Ideal gas simulation
This project began as a programming assignment during my first year at EPFL. The objective was to simulate an ideal gas using a hard-sphere collision model. Out of personal curiosity, I went beyond the initial requirements by adding numerous features and focusing on graphical visualization.
The simulation qualitatively reproduces key physical principles such as the ideal gas law, Dalton’s law, Brownian motion, and thermodynamic cycles like Carnot and Stirling. While visually accurate, the results are not quantitatively reliable, as I had not yet been introduced to the numerical physics methods required for physically rigorous simulations.
Working on this first simulation taught me the importance of statistical smoothing in dynamic systems. I implemented optimized computation of temperature from collisions and used a moving average to stabilize pressure measurements over time.
(Click any project to get more details)
Simulation of an ideal gas (red: helium, blue: neon, green: argon)
Stirling cycle (colors indicate particle energy)
Particle trajectories over time
Leveling - Discord Bot
I developed this Discord bot independently before starting my studies at EPFL, using Kotlin and object-oriented programming. The bot rewards user engagement with experience points and leaderboards, encouraging activity in Discord communities. It was officially verified by Discord after a review and reached over 2000 servers before I shut it down at the start of my university studies.
This project taught me how to use APIs and third-party libraries effectively, and introduced me to important considerations around data security and user privacy. I also gained experience in related areas such as debugging, interface design, and branding—including creating visuals with GIMP and writing all in-bot communication in English.
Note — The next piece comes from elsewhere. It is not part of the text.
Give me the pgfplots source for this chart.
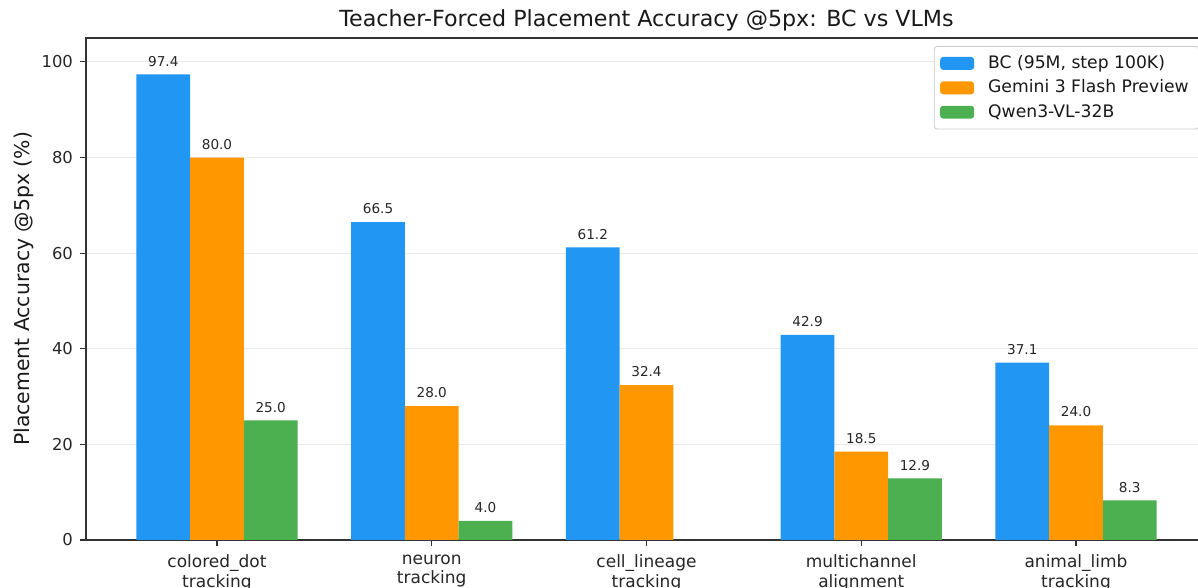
\documentclass[border=0pt]{standalone}
\usepackage{pgfplots}
\pgfplotsset{compat=1.18}
\usepackage{fontspec}
\setmainfont{DejaVu Sans}
\definecolor{cBC}{HTML}{2196F3}
\definecolor{cGem}{HTML}{FF9800}
\definecolor{cQwen}{HTML}{4CAF50}
\definecolor{spine}{HTML}{333333}
\begin{document}
\begin{tikzpicture}
\useasboundingbox (-43pt,-24pt) rectangle (556pt,270pt);
\clip (-43pt,-24pt) rectangle (556pt,270pt);
\begin{axis}[
  at={(0pt,0pt)}, anchor=south west,
  scale only axis, width=560.5pt, height=251pt,
  xmin=-0.61, xmax=4.61, ymin=0, ymax=105,
  ybar=0pt, bar width=0.25,
  axis line style={spine, line width=0.7pt},
  tick style={spine, line width=0.6pt},
  tick align=outside, major tick length=3pt,
  xtick pos=bottom, ytick pos=left,
  xtick={0,1,2,3,4},
  xticklabels={{colored\_dot\\tracking},{neuron\\tracking},{cell\_lineage\\tracking},{multichannel\\alignment},{animal\_limb\\tracking}},
  xticklabel style={align=center, font=\fontsize{8.5pt}{9.6pt}\selectfont, text=black!85, yshift=-1pt},
  ytick={0,20,40,60,80,100},
  yticklabel style={font=\fontsize{8.2pt}{10pt}\selectfont, text=black!85},
  /pgf/number format/assume math mode=true,
  ymajorgrids, xmajorgrids=false,
  grid style={black!8, line width=0.5pt},
  ylabel={Placement Accuracy @5px (\%)},
  ylabel style={at={(axis description cs:-0.0555,0.5)}, anchor=center, font=\fontsize{10.2pt}{12pt}\selectfont, text=black!90},
  title={Teacher-Forced Placement Accuracy @5px: BC vs VLMs},
  every axis title/.style={at={(axis description cs:0.5,1)}, anchor=base, yshift=5.5pt, font=\fontsize{11.1pt}{13pt}\selectfont, text=black!90},
  nodes near coords,
  nodes near coords style={font=\fontsize{6.8pt}{8pt}\selectfont, text=black!85, yshift=0.5pt, /pgf/number format/fixed, /pgf/number format/fixed zerofill, /pgf/number format/precision=1},
  legend style={at={(axis description cs:0.9929,0.9841)}, anchor=north east, draw=black!20, rounded corners=1.5pt, fill=white, font=\fontsize{8.6pt}{10pt}\selectfont, text=black!90, row sep=0.2pt, inner xsep=3pt, inner ysep=2.5pt},
  legend cell align=left,
  legend image code/.code={\fill[#1] (0pt,-3.2pt) rectangle (17pt,3.2pt); \path (22pt,0pt);},
]
\addplot[fill=cBC, draw=none] coordinates {(0,97.4) (1,66.5) (2,61.2) (3,42.9) (4,37.1)};
\addplot[fill=cGem, draw=none] coordinates {(0,80.0) (1,28.0) (2,32.4) (3,18.5) (4,24.0)};
\addplot[fill=cQwen, draw=none] coordinates {(0,25.0) (1,4.0) (3,12.9) (4,8.3)};
\legend{{BC (95M, step 100K)},{Gemini 3 Flash Preview},{Qwen3-VL-32B}}
\end{axis}
\end{tikzpicture}
\end{document}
It required sustained effort over several months and taught me how to structure a large personal project.
Visualizing the determinant of a linear transformation
This shorter project was an introduction to Manim, a Python library for creating mathematical animations. I used it to visualize the geometric interpretation of the determinant and to better understand its properties.
I found that linear algebra often becomes more intuitive when visual connections are made between concepts. This project was a way to explore that dimension and experiment with Manim.
Quantum particle
This project was part of a numerical physics course at EPFL, and focused on simulating the time-dependent Schrödinger equation using the Crank–Nicolson method. We studied the quantum harmonic oscillator and the tunneling effect through a potential barrier.
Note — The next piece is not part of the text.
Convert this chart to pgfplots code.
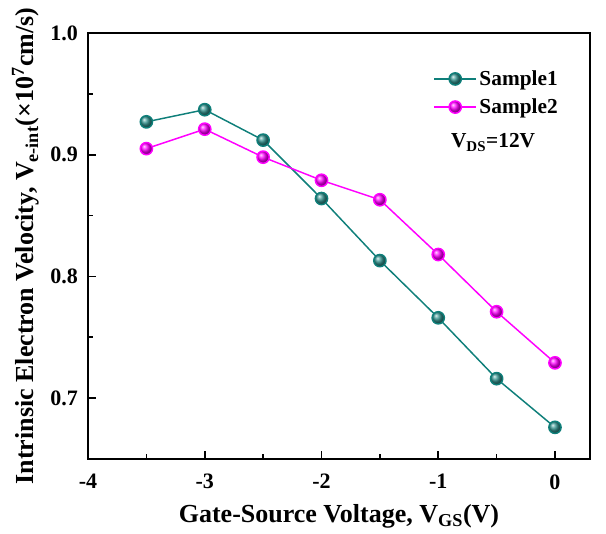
\documentclass[border=0pt]{standalone}
\usepackage{fontspec}
\setmainfont{Liberation Serif}
\usepackage{pgfplots}
\pgfplotsset{compat=1.18}
\definecolor{s1}{HTML}{0F7F7A}
\definecolor{s2}{HTML}{FF00FF}
\begin{document}
\begin{tikzpicture}
\begin{axis}[
  at={(0,0)}, anchor=south west,
  scale only axis, width=376.5pt, height=319.5pt,
  xmin=-4, xmax=0.3, ymin=0.65, ymax=1.0,
  xtick={-4,-3,-2,-1,0}, minor xtick={-3.5,-2.5,-1.5,-0.5},
  ytick={0.7,0.8,0.9,1.0}, minor ytick={0.75,0.85,0.95},
  xtick pos=left, ytick pos=left, tick align=inside,
  major tick length=6pt, minor tick length=3.5pt,
  axis line style={line width=1.4pt},
  every tick/.style={line width=1.2pt, black},
  /pgf/number format/assume math mode=true,
  ticklabel style={font=\bfseries\fontsize{16.5}{19}\selectfont},
  xticklabel style={yshift=-8pt},
  yticklabel style={xshift=-4pt, /pgf/number format/.cd, fixed, fixed zerofill, precision=1},
  xlabel={Gate-Source Voltage, V\textsubscript{GS}(V)},
  ylabel={Intrinsic Electron Velocity, V\textsubscript{e-int}(×10\textsuperscript{7}cm/s)},
  every axis x label/.style={at={(axis description cs:0.5,0)}, anchor=base, yshift=-47.25pt},
  every axis y label/.style={at={(axis description cs:0,0.5)}, xshift=-40.5pt, rotate=90, anchor=base},
  label style={font=\bfseries\fontsize{19.5}{23}\selectfont},
  legend style={draw=none, fill=none, at={(rel axis cs:0.68,0.925)}, anchor=north west,
    font=\bfseries\fontsize{16}{19}\selectfont, row sep=4.5pt},
  legend cell align=left,
  legend image code/.code={\draw[mark repeat=2,mark phase=2] plot coordinates {(0cm,0cm) (0.55cm,0cm) (1.1cm,0cm)};},
]
\addplot[color=s1, line width=1.1pt, mark=ball, mark size=4.6pt, mark options={ball color=s1!85!white}]
coordinates {(-3.5,0.927) (-3,0.937) (-2.5,0.912) (-2,0.864) (-1.5,0.813) (-1,0.766) (-0.5,0.716) (0,0.676)};
\addlegendentry{Sample1}
\addplot[color=s2, line width=1.1pt, mark=ball, mark size=4.6pt, mark options={ball color=s2}]
coordinates {(-3.5,0.905) (-3,0.921) (-2.5,0.898) (-2,0.879) (-1.5,0.863) (-1,0.818) (-0.5,0.771) (0,0.729)};
\addlegendentry{Sample2}
\node[font=\bfseries\fontsize{16}{19}\selectfont] at (axis cs:-0.53,0.91) {V\textsubscript{DS}=12V};
\end{axis}
\pgfresetboundingbox
\useasboundingbox (-66pt,-55.5pt) rectangle (388.5pt,344.25pt);
\end{tikzpicture}
\end{document}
I found that visual simulations make the behavior of the system easier to understand.
Gaussian wave packet in a harmonic potential
Gaussian wave packet crossing a potential barrier
Visualization of the wave packet crossing a potential barrier
Transmission probability as a function of barrier energy
Tsunami simulation
This project was part of the same numerical physics course at EPFL and focused on simulating wave propagation in shallow water with varying depth. We implemented a three-level finite difference scheme and compared several wave equations under different boundary and topographic conditions.
The simulation reproduced key effects such as amplitude increase near the shore and partial wave reflection. I also compared the numerical results to WKB analytical predictions.
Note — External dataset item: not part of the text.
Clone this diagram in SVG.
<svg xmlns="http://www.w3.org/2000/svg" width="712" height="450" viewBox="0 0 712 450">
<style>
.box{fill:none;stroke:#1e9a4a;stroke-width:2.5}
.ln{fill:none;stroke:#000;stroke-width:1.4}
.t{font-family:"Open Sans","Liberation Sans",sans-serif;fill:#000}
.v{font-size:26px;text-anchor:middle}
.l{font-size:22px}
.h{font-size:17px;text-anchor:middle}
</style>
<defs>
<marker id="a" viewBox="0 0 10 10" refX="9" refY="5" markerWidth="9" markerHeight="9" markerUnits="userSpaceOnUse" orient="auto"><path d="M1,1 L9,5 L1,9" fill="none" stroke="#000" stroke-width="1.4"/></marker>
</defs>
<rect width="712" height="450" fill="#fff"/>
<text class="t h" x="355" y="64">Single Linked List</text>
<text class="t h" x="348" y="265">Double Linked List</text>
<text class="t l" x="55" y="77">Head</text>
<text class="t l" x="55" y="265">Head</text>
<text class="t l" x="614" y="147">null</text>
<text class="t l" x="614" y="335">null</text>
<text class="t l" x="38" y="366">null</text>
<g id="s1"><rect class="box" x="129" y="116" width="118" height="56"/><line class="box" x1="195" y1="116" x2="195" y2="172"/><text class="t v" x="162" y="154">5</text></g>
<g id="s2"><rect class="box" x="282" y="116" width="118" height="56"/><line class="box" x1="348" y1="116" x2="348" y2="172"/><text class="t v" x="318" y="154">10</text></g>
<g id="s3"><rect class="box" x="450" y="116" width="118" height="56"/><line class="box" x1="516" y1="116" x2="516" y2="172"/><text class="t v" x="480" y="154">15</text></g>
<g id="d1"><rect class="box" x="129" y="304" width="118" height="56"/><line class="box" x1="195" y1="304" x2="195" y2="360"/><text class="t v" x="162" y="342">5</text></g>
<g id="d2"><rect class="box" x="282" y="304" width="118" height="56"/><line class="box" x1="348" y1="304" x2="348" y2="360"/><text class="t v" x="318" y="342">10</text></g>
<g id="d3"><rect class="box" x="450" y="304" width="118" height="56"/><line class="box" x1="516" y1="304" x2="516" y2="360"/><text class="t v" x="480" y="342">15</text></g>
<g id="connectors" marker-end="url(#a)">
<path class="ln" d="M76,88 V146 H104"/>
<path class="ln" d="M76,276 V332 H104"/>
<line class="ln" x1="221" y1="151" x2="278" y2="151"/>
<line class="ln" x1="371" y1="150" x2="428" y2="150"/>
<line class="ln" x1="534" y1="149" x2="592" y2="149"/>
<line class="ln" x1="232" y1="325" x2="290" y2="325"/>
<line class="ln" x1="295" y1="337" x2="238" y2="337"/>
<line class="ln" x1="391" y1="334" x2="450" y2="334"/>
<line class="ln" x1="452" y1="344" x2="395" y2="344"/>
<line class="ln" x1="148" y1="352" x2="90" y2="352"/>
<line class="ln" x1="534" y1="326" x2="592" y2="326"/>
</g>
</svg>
Wave approaching the coastline
Wave predicted by the WKB approximation
Maximum wave amplitude as a function of position
Wave profile approaching the coast
Newtonian gravitation
This project explored the motion of an asteroid under Newtonian gravity, first influenced only by the Sun, then by both the Sun and Jupiter. We implemented a 4th-order Runge–Kutta integrator with optional adaptive time stepping to compare orbital trajectories and energy conservation.
Asteroid trajectories around the Sun for different time step resolutions
Asteroid trajectory near the L4 Lagrange point of the Sun–Jupiter system
Chaos theory
This simulation models the motion of a magnetic needle in an oscillating magnetic field. It was part of the same numerical physics course at EPFL, using a velocity-dependent Verlet scheme. We explored different dynamical regimes including resonance, phase-space structure, sensitivity to initial conditions, and chaotic behavior with and without damping.
Not all projects from this course are shown here, as some of them were more technical and less suited to quick visual illustration.
Poincaré section showing phase-space structure
Exponential divergence of nearby trajectories in the chaotic regime
Physics experiments
During my second year of Bachelor's studies, I conducted 12 physics lab experiments and learnt how to write scientific reports. These assignments focused on experimental method, uncertainty analysis, and scientific communication. I processed data using Python (NumPy, Matplotlib) and learnt how to structure technical documents using LaTeX.
I learnt how to handle experimental data with attention to detail and present my findings clearly using consistent and rigorous documentation standards.
Electrical power generated by a silicon amorphous photovoltaic cell as a function of the voltage
Efficiency of a DC motor versus rotation frequency for bipolar and tripolar rotors
Free oscillations of a rotating disk with low damping
Oscillation amplitude of a rotating disk as a function of excitation frequency
X-ray diffraction pattern of a NaCl crystal at different acceleration voltages
Emission spectrum of hydrogen